» **Instructions for the task**:
Return the lines below exactly, from the first line to the line that contains "const LABEL_FONT_SIZE = 16, LABEL_H". Leave out pictures.

» **Given data**:

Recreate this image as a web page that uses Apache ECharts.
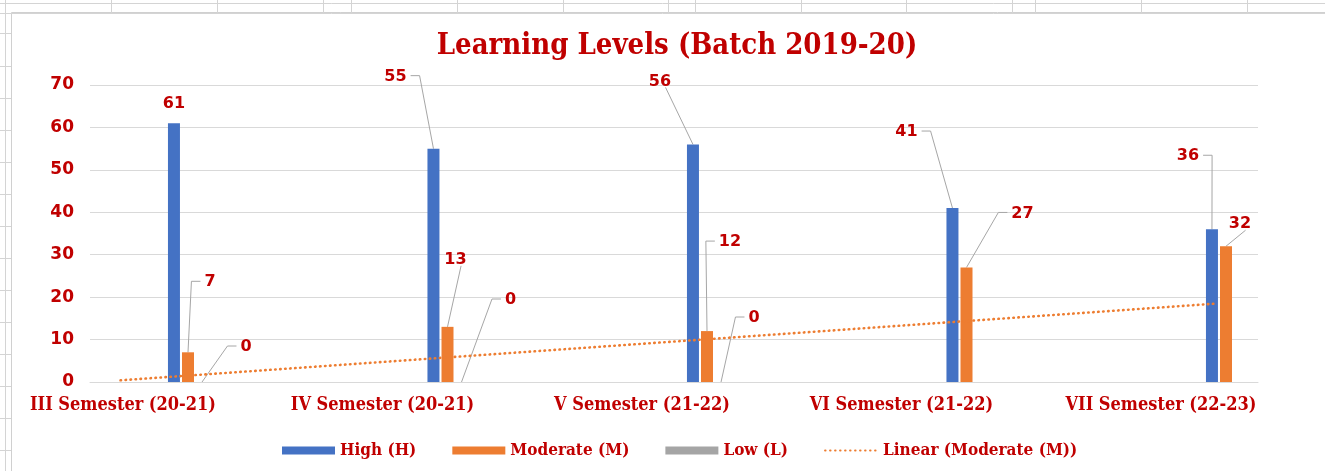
<!DOCTYPE html>
<html><head><meta charset="utf-8">
<script src="https://cdn.jsdelivr.net/npm/echarts@6/dist/echarts.min.js"></script>
<style>html,body{margin:0;padding:0;background:#fff}#c{width:1325px;height:471px}</style>
</head><body><div id="c"></div>
<script>
// ---- data ----
const categories = ['III Semester (20-21)', 'IV Semester (20-21)', 'V Semester (21-22)', 'VI Semester (21-22)', 'VII Semester (22-23)'];
const high = [61, 55, 56, 41, 36];
const moderate = [7, 13, 12, 27, 32];
const low = [0, 0, 0, null, null];
// linear trendline of Moderate (M): start / end (x in category index units)
const trendX = [-0.26, 3.965];
const trendY = [0.4, 18.5];
const yMin = 0, yMax = 70, yStep = 10;

// ---- layout ----
const W = 1325;
const plotL = 90, plotR = 1258;          // visible plot frame
const barL = 188, barR = 1226;           // first / last category centre
const bandW = (barR - barL) / (categories.length - 1);
const BAR_W = 12, BAR_GAP = 2.04;
const LABEL_FONT_SIZE = 16, LABEL_H = 18, LABEL_DIST = 5;

// ---- label placement (pixel offsets from default 'top' position) + leader style ----
// mode: 'n' no leader, 'h' elbow to label side, 'v' straight to label bottom
const highOff = [[0,-6],[-38,-59],[-33,-50],[-46,-63],[-24,-60]];
const highMode = ['n','h','v','h','h'];
const modOff  = [[22,-57],[8,-54],[23,-76],[56,-41],[14,-9]];
const modMode = ['h','v','h','h','v'];
const lowOff  = [[44,-22],[49,-69],[33,-51],[0,0],[0,0]];
const lowMode = ['h','h','h','n','n'];

const RED = '#C00000';
const SERIF = "'DejaVu Serif Condensed', 'DejaVu Serif', 'Liberation Serif', serif";
const SANS = "'DejaVu Sans', sans-serif";

const labelStyle = {show: true, position: 'top', distance: LABEL_DIST, color: RED, fontFamily: SANS, fontWeight: 'bold', fontSize: LABEL_FONT_SIZE};

function layoutFn(off) {
  return function (p) { const d = off[p.dataIndex] || [0, 0]; return {dx: d[0], dy: d[1]}; };
}

// text width helper for leader-line endpoints
const mctx = document.createElement('canvas').getContext('2d');
mctx.font = 'bold ' + LABEL_FONT_SIZE + 'px "DejaVu Sans"';
const textW = t => mctx.measureText(String(t)).width;

// leader lines: one entry per labelled bar
const leaders = [];
[[high, highOff, highMode, -1], [moderate, modOff, modMode, 0], [low, lowOff, lowMode, 1]].forEach(([vals, off, mode, slot]) => {
  vals.forEach((v, i) => {
    if (v === null || mode[i] === 'n') return;
    leaders.push({cat: i, value: v, slot: slot, dx: off[i][0], dy: off[i][1], mode: mode[i], w: textW(v)});
  });
});

function renderLeader(params, api) {
  const L = leaders[api.value(2)];
  const pt = api.coord([api.value(0), api.value(1)]);
  const bx = pt[0] + L.slot * (BAR_W + BAR_GAP), by = pt[1];
  const cx = bx + L.dx, cy = by - LABEL_DIST - LABEL_H / 2 + L.dy;
  const left = cx - L.w / 2, right = cx + L.w / 2;
  let pts;
  if (L.mode === 'v') {
    pts = [[bx, by], [cx + L.w / 4, cy + LABEL_H / 2 - 2]];
  } else if (left > bx) {
    pts = [[bx, by], [left - 13, cy], [left - 4, cy]];
  } else {
    pts = [[bx, by], [right + 13, cy], [right + 4, cy]];
  }
  return {type: 'polyline', shape: {points: pts}, style: {stroke: '#A6A6A6', lineWidth: 1, fill: null}, silent: true};
}

// ---- spreadsheet backdrop decoration ----
const colX = [111, 217, 323, 351, 457, 563, 668, 695, 801, 906, 1012, 1035, 1141, 1247];
const rowY = [33, 66, 98, 130, 162, 194, 226, 258, 290, 322, 354, 386, 418, 450];
const gl = {stroke: '#D4D4D4', lineWidth: 1};
const graphic = [
  {type: 'line', shape: {x1: 0, y1: 3.5, x2: W, y2: 3.5}, style: gl, silent: true},
  {type: 'line', shape: {x1: 0, y1: 13.5, x2: W, y2: 13.5}, style: gl, silent: true},
  {type: 'line', shape: {x1: 5.5, y1: 0, x2: 5.5, y2: 471}, style: gl, silent: true},
  {type: 'rect', shape: {x: 11.5, y: 12.5, width: 1330, height: 480}, style: {fill: '#fff', stroke: '#D0D0D0', lineWidth: 1}, silent: true, z: -1}
];
colX.forEach(x => graphic.push({type: 'line', shape: {x1: x + 0.5, y1: 0, x2: x + 0.5, y2: 13}, style: gl, silent: true}));
rowY.forEach(y => graphic.push({type: 'line', shape: {x1: 0, y1: y + 0.5, x2: 11, y2: y + 0.5}, style: gl, silent: true}));

const chart = echarts.init(document.getElementById('c'));
chart.setOption({
  backgroundColor: '#fff',
  animation: false,
  graphic: graphic,
  title: {
    text: 'Learning Levels (Batch 2019-20)', left: 672, top: 27, textAlign: 'center',
    textStyle: {color: RED, fontFamily: SERIF, fontWeight: 'bold', fontSize: 29}
  },
  legend: {
    left: 277, top: 437, itemWidth: 53, itemHeight: 8, itemGap: 36,
    textStyle: {color: RED, fontFamily: SERIF, fontWeight: 'bold', fontSize: 17},
    data: [
      {name: 'High (H)', icon: 'rect'},
      {name: 'Moderate (M)', icon: 'rect'},
      {name: 'Low (L)', icon: 'rect'},
      {name: 'Linear (Moderate (M))', itemStyle: {opacity: 0}}
    ]
  },
  grid: [
    {left: plotL, right: W - plotR, top: 85, bottom: 89},
    {left: barL, right: W - barR, top: 85, bottom: 89}
  ],
  xAxis: [
    // visible frame axis, in category-index units
    {gridIndex: 0, type: 'value', min: (plotL - barL) / bandW, max: (plotR - barL) / bandW,
     axisLine: {show: true, onZero: false, lineStyle: {color: '#D9D9D9', width: 1}},
     axisTick: {show: false}, axisLabel: {show: false}, splitLine: {show: false}},
    {gridIndex: 1, type: 'category', data: categories, boundaryGap: false,
     axisLine: {show: false}, axisTick: {show: false}, splitLine: {show: false},
     axisLabel: {interval: 0, color: RED, fontFamily: SERIF, fontWeight: 'bold', fontSize: 18, margin: 14, padding: [0, 130, 0, 0]}}
  ],
  yAxis: [
    {gridIndex: 0, type: 'value', min: yMin, max: yMax, interval: yStep,
     axisLine: {show: false}, axisTick: {show: false},
     axisLabel: {color: RED, fontFamily: SANS, fontWeight: 'bold', fontSize: 17, margin: 16},
     splitLine: {lineStyle: {color: '#D9D9D9', width: 1}}},
    {gridIndex: 1, type: 'value', min: yMin, max: yMax, show: false}
  ],
  series: [
    {name: 'High (H)', type: 'bar', xAxisIndex: 1, yAxisIndex: 1, barWidth: BAR_W, barGap: '17%',
     itemStyle: {color: '#4472C4'}, data: high,
     label: labelStyle, labelLayout: layoutFn(highOff)},
    {name: 'Moderate (M)', type: 'bar', xAxisIndex: 1, yAxisIndex: 1, barWidth: BAR_W, barGap: '17%',
     itemStyle: {color: '#ED7D31'}, data: moderate,
     label: labelStyle, labelLayout: layoutFn(modOff)},
    {name: 'Low (L)', type: 'bar', xAxisIndex: 1, yAxisIndex: 1, barWidth: BAR_W, barGap: '17%',
     itemStyle: {color: '#A5A5A5'}, data: low,
     label: labelStyle, labelLayout: layoutFn(lowOff)},
    {name: 'Linear (Moderate (M))', type: 'line', xAxisIndex: 0, yAxisIndex: 0,
     symbol: 'none', lineStyle: {color: '#ED7D31', type: [0.5, 4.5], width: 2.6, cap: 'round'}, itemStyle: {color: '#ED7D31'},
     data: trendX.map((x, i) => [x, trendY[i]]), z: 3},
    {type: 'custom', xAxisIndex: 1, yAxisIndex: 1, clip: false, silent: true, z: 1,
     encode: {x: 0, y: 1},
     data: leaders.map((L, k) => [L.cat, L.value, k]),
     renderItem: renderLeader}
  ]
});
</script></body></html>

» **Output for this exercise**:
Recreate this image as a web page that uses Apache ECharts.
<!DOCTYPE html>
<html><head><meta charset="utf-8">
<script src="https://cdn.jsdelivr.net/npm/echarts@6/dist/echarts.min.js"></script>
<style>html,body{margin:0;padding:0;background:#fff}#c{width:1325px;height:471px}</style>
</head><body><div id="c"></div>
<script>
// ---- data ----
const categories = ['III Semester (20-21)', 'IV Semester (20-21)', 'V Semester (21-22)', 'VI Semester (21-22)', 'VII Semester (22-23)'];
const high = [61, 55, 56, 41, 36];
const moderate = [7, 13, 12, 27, 32];
const low = [0, 0, 0, null, null];
// linear trendline of Moderate (M): start / end (x in category index units)
const trendX = [-0.26, 3.965];
const trendY = [0.4, 18.5];
const yMin = 0, yMax = 70, yStep = 10;

// ---- layout ----
const W = 1325;
const plotL = 90, plotR = 1258;          // visible plot frame
const barL = 188, barR = 1226;           // first / last category centre
const bandW = (barR - barL) / (categories.length - 1);
const BAR_W = 12, BAR_GAP = 2.04;
const LABEL_FONT_SIZE = 16, LABEL_H = 18, LABEL_DIST = 5;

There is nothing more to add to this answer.